A moving portrait of a grim period in American immigration history, when approximately one million ethnic Mexicans—mostly women and children who were US citizens—were forced to relocate across the southern border.
From 1921 to 1944, approximately one million ethnic Mexicans living in the United States were removed across the border to Mexico. What officials called “repatriation” was in fact 60 percent of those expelled were US citizens, mainly working-class women and children whose husbands and fathers were Mexican immigrants. Drawing on oral histories, transnational archival sources, and private collections, Marla A. Ramírez illuminates the lasting effects of coerced mass removal on three generations of ethnic Mexicans.
Ramírez argues that banishment served interests on both sides of the border. In the United States, the government accused ethnic Mexicans of dependence on social services in order to justify removal, thereby scapegoating them for post–World War I and Depression-era economic woes. In Mexico, meanwhile, officials welcomed returnees for their potential to bolster the labor force. In the process, all Mexicans in the United States—citizens and undocumented immigrants alike—were cast as financially burdensome and culturally foreign. Shedding particular light on the experiences of banished women, Ramírez depicts the courage and resilience of their efforts to reclaim US citizenship and return home. Nevertheless, banishment often interrupted their ability to pass on US citizenship to their children, robbed their families of generational wealth, and drastically slowed upward mobility. Today, their descendants continue to confront and resist the impact of these injustices—and are breaking the silence to ensure that this history is not forgotten.
A wrenching account of expulsion and its afterlives, Banished Citizens illuminates the continuing social, legal, and economic consequences of a removal campaign still barely acknowledged in either Mexico or the United States.
This book is must-read history. The book details how US citizens of Mexican descent were systematically removed and banished from the US after World War I and continuing until World War II.
The book follows 4 families as they unpack their banishment, their treatment in the US and in Mexico, and their quests to re-establish their citizenship in the US that was unjustly and wrongly taken from them.
All of the US citizens of Mexican descent were targeted due to the color of their skin. Many were told that their US birth certificates were lies. Families had their official documents confiscated from them. Many were given hours or a few days to leave behind lives in the US that could be traced back generations.
These families not only lost their citizenship and belonging in their home country, but they also lost out on the building of generational wealth. Many were not able to return for 20-30 years, and had to jump through expensive and countless legal hurdles despite having been wrongfully banished by their home country.
Ironically, many were also welcomed and asked to return to the US during WWII when strong laborers were needed to support the war only to be kicked out or received racist treatment despite their work ethic.
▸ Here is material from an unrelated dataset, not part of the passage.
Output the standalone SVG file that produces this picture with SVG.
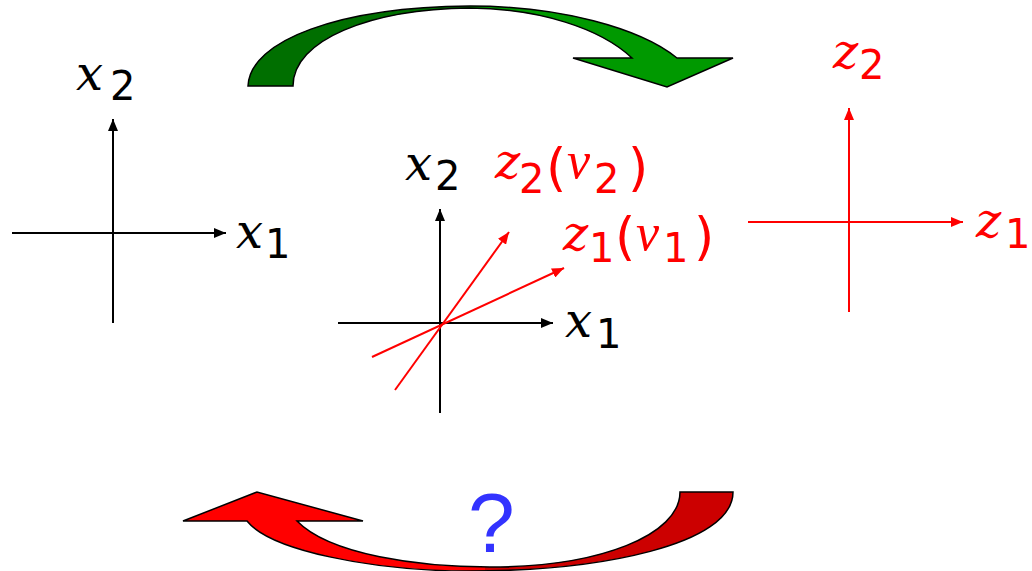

The history outlined in this book deserves to be taught. In Trump’s second term we are seeing Hispanics and Latinos, many of whom are US citizens or who have lived here legally for decades, be rounded up and confined and/or deported. It is important to understand that this is not the first time - history is repeating itself. It was racist then and it is racist now.
The book is well researched, well documented, and relies on pictures, oral history, and newspapers.
Banished Citizens is a deeply moving and rigorously researched account of one of the most overlooked episodes in American immigration history. Marla A. Ramírez brings long silenced voices to the forefront, revealing how US citizens predominantly Mexican American women and children were forcibly removed under the guise of “repatriation,” with consequences that reverberate across generations.
What makes this book especially powerful is its focus on women’s lived experiences. Drawing from oral histories, transnational archives, and family collections, Ramírez shows how banishment disrupted citizenship, stripped families of generational wealth, and permanently altered social mobility. At once scholarly and emotionally resonant, Banished Citizens reframes national narratives of belonging, legality, and exclusion, making it an essential work for readers interested in immigration history, women’s history, and social justice.
My interest in this book came from the blurb, which said it focuses on Mexican American women who faced repatriation. Between 1921 and 1944, up to one million people were deported or pressured to leave the U.S. for Mexico, a large portion of whom were U.S. citizens.
This is a dense academic book that I wish were told in a more narrative, accessible style. What I liked were the oral histories and family narratives that documented their resilience and struggles in returning home from Mexico. However, you will learn a lot from this book, especially if you don't know the history of repatriation in the USA.
This book reads very academic in that it is the product of the authors post doctoral thesis research. The intended audience seems to be her colleagues rather than the general public. It’s a little dense and very repetitive; HOWEVER, I did actually learn a lot. I was very uneducated in the history and timeline of our immigration laws. This research focuses on Mexican American citizens that were deported in the 1920-40s due to lots of social and economic reasons. Interesting subject matter that better helps me to understand what’s been happening in our country the last 9 years or so.